§ SUPPLIED MATERIAL
━━━━━━━━

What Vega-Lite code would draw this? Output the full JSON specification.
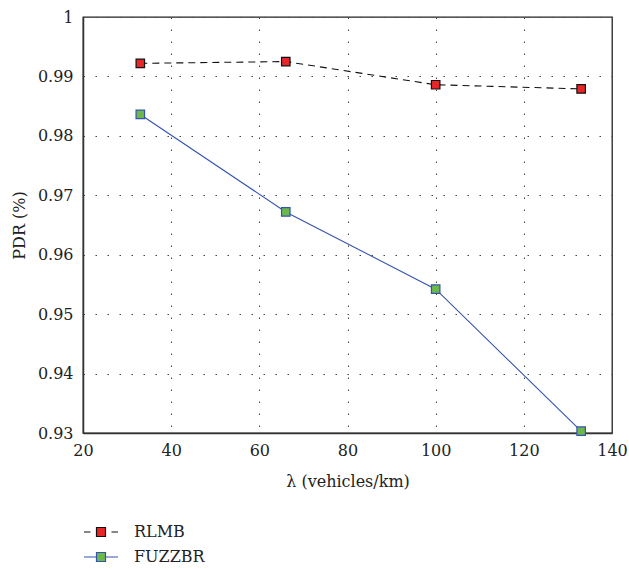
{
  "$schema": "https://vega.github.io/schema/vega-lite/v6.json",
  "width": 529,
  "height": 416,
  "autosize": {"type": "none"},
  "padding": {"left": 83, "top": 17, "right": 17, "bottom": 136},
  "background": "white",
  "config": {
    "font": "DejaVu Serif",
    "view": {"stroke": "#222", "strokeWidth": 1.3},
    "axis": {
      "labelFont": "DejaVu Serif",
      "titleFont": "DejaVu Serif",
      "labelFontSize": 16,
      "titleFontSize": 16,
      "titleFontWeight": "normal",
      "labelColor": "#222",
      "titleColor": "#222",
      "domainColor": "#333",
      "domainWidth": 1.5,
      "ticks": false,
      "labelFlush": false,
      "grid": true,
      "gridColor": "#444",
      "gridDash": [1.5, 10.5],
      "gridWidth": 1
    },
    "legend": {
      "labelFont": "DejaVu Serif",
      "labelFontSize": 16,
      "labelColor": "#222"
    }
  },
  "data": {
    "values": [
      {"series": "RLMB", "x": 33, "y": 0.9922},
      {"series": "RLMB", "x": 66, "y": 0.9925},
      {"series": "RLMB", "x": 100, "y": 0.9886},
      {"series": "RLMB", "x": 133, "y": 0.9879},
      {"series": "FUZZBR", "x": 33, "y": 0.9836},
      {"series": "FUZZBR", "x": 66, "y": 0.9672},
      {"series": "FUZZBR", "x": 100, "y": 0.9542},
      {"series": "FUZZBR", "x": 133, "y": 0.9303}
    ]
  },
  "encoding": {
    "x": {
      "field": "x", "type": "quantitative",
      "scale": {"domain": [20, 140], "nice": false, "zero": false},
      "axis": {"values": [20, 40, 60, 80, 100, 120, 140], "title": "λ (vehicles/km)", "labelPadding": 9, "titlePadding": 15}
    },
    "y": {
      "field": "y", "type": "quantitative",
      "scale": {"domain": [0.93, 1], "nice": false, "zero": false},
      "axis": {"values": [0.93, 0.94, 0.95, 0.96, 0.97, 0.98, 0.99, 1], "format": ".2~f", "title": "PDR (%)", "labelPadding": 10, "titlePadding": 10}
    }
  },
  "layer": [
    {
      "transform": [{"filter": "datum.series == 'RLMB'"}],
      "mark": {"type": "line", "strokeWidth": 1.1, "color": "#111111", "strokeDash": [7, 5]},
      "encoding": {}
    },
    {
      "transform": [{"filter": "datum.series == 'FUZZBR'"}],
      "mark": {"type": "line", "strokeWidth": 1.1, "color": "#3554b0"},
      "encoding": {}
    },
    {
      "mark": {"type": "point", "shape": "square", "filled": true, "size": 72, "opacity": 1, "strokeWidth": 1.2},
      "encoding": {
        "fill": {"field": "series", "type": "nominal", "scale": {"domain": ["RLMB", "FUZZBR"], "range": ["#e8262a", "#6cb84a"]}, "legend": {"title": null, "orient": "none", "legendX": 7, "legendY": 504, "padding": 0, "rowPadding": 6, "labelOffset": 22, "symbolSize": 400, "symbolStrokeWidth": 1.2}},
        "stroke": {"field": "series", "type": "nominal", "scale": {"domain": ["RLMB", "FUZZBR"], "range": ["#111111", "#3554b0"]}, "legend": {"title": null, "orient": "none", "legendX": 7, "legendY": 504, "padding": 0, "rowPadding": 6, "labelOffset": 22, "symbolSize": 400, "symbolStrokeWidth": 1.2}}
      }
    },
    {
      "mark": {"type": "point", "filled": true, "size": 0},
      "encoding": {
        "shape": {"field": "series", "type": "nominal", "scale": {"domain": ["RLMB", "FUZZBR"], "range": ["M-1.7,0H-1.05M-0.45,-0.45H0.45V0.45H-0.45ZM1.05,0H1.7", "M-1.7,0H-0.45M-0.45,-0.45H0.45V0.45H-0.45ZM0.45,0H1.7"]}, "legend": {"title": null, "orient": "none", "legendX": 7, "legendY": 504, "padding": 0, "rowPadding": 6, "labelOffset": 22, "symbolSize": 400, "symbolStrokeWidth": 1.2}},
        "fill": {"field": "series", "type": "nominal"},
        "stroke": {"field": "series", "type": "nominal"}
      }
    }
  ]
}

━━━━━━━━

§ EXERCISE DESCRIPTION
Transcribe the listing above verbatim. Omit the pictures.

§ SOLUTION TO THIS TASK
What Vega-Lite code would draw this? Output the full JSON specification.
{
  "$schema": "https://vega.github.io/schema/vega-lite/v6.json",
  "width": 529,
  "height": 416,
  "autosize": {"type": "none"},
  "padding": {"left": 83, "top": 17, "right": 17, "bottom": 136},
  "background": "white",
  "config": {
    "font": "DejaVu Serif",
    "view": {"stroke": "#222", "strokeWidth": 1.3},
    "axis": {
      "labelFont": "DejaVu Serif",
      "titleFont": "DejaVu Serif",
      "labelFontSize": 16,
      "titleFontSize": 16,
      "titleFontWeight": "normal",
      "labelColor": "#222",
      "titleColor": "#222",
      "domainColor": "#333",
      "domainWidth": 1.5,
      "ticks": false,
      "labelFlush": false,
      "grid": true,
      "gridColor": "#444",
      "gridDash": [1.5, 10.5],
      "gridWidth": 1
    },
    "legend": {
      "labelFont": "DejaVu Serif",
      "labelFontSize": 16,
      "labelColor": "#222"
    }
  },
  "data": {
    "values": [
      {"series": "RLMB", "x": 33, "y": 0.9922},
      {"series": "RLMB", "x": 66, "y": 0.9925},
      {"series": "RLMB", "x": 100, "y": 0.9886},
      {"series": "RLMB", "x": 133, "y": 0.9879},
      {"series": "FUZZBR", "x": 33, "y": 0.9836},
      {"series": "FUZZBR", "x": 66, "y": 0.9672},
      {"series": "FUZZBR", "x": 100, "y": 0.9542},
      {"series": "FUZZBR", "x": 133, "y": 0.9303}
    ]
  },
  "encoding": {
    "x": {
      "field": "x", "type": "quantitative",
      "scale": {"domain": [20, 140], "nice": false, "zero": false},
      "axis": {"values": [20, 40, 60, 80, 100, 120, 140], "title": "λ (vehicles/km)", "labelPadding": 9, "titlePadding": 15}
    },
    "y": {
      "field": "y", "type": "quantitative",
      "scale": {"domain": [0.93, 1], "nice": false, "zero": false},
      "axis": {"values": [0.93, 0.94, 0.95, 0.96, 0.97, 0.98, 0.99, 1], "format": ".2~f", "title": "PDR (%)", "labelPadding": 10, "titlePadding": 10}
    }
  },
  "layer": [
    {
      "transform": [{"filter": "datum.series == 'RLMB'"}],
      "mark": {"type": "line", "strokeWidth": 1.1, "color": "#111111", "strokeDash": [7, 5]},
      "encoding": {}
    },
    {
      "transform": [{"filter": "datum.series == 'FUZZBR'"}],
      "mark": {"type": "line", "strokeWidth": 1.1, "color": "#3554b0"},
      "encoding": {}
    },
    {
      "mark": {"type": "point", "shape": "square", "filled": true, "size": 72, "opacity": 1, "strokeWidth": 1.2},
      "encoding": {
        "fill": {"field": "series", "type": "nominal", "scale": {"domain": ["RLMB", "FUZZBR"], "range": ["#e8262a", "#6cb84a"]}, "legend": {"title": null, "orient": "none", "legendX": 7, "legendY": 504, "padding": 0, "rowPadding": 6, "labelOffset": 22, "symbolSize": 400, "symbolStrokeWidth": 1.2}},
        "stroke": {"field": "series", "type": "nominal", "scale": {"domain": ["RLMB", "FUZZBR"], "range": ["#111111", "#3554b0"]}, "legend": {"title": null, "orient": "none", "legendX": 7, "legendY": 504, "padding": 0, "rowPadding": 6, "labelOffset": 22, "symbolSize": 400, "symbolStrokeWidth": 1.2}}
      }
    },
    {
      "mark": {"type": "point", "filled": true, "size": 0},
      "encoding": {
        "shape": {"field": "series", "type": "nominal", "scale": {"domain": ["RLMB", "FUZZBR"], "range": ["M-1.7,0H-1.05M-0.45,-0.45H0.45V0.45H-0.45ZM1.05,0H1.7", "M-1.7,0H-0.45M-0.45,-0.45H0.45V0.45H-0.45ZM0.45,0H1.7"]}, "legend": {"title": null, "orient": "none", "legendX": 7, "legendY": 504, "padding": 0, "rowPadding": 6, "labelOffset": 22, "symbolSize": 400, "symbolStrokeWidth": 1.2}},
        "fill": {"field": "series", "type": "nominal"},
        "stroke": {"field": "series", "type": "nominal"}
      }
    }
  ]
}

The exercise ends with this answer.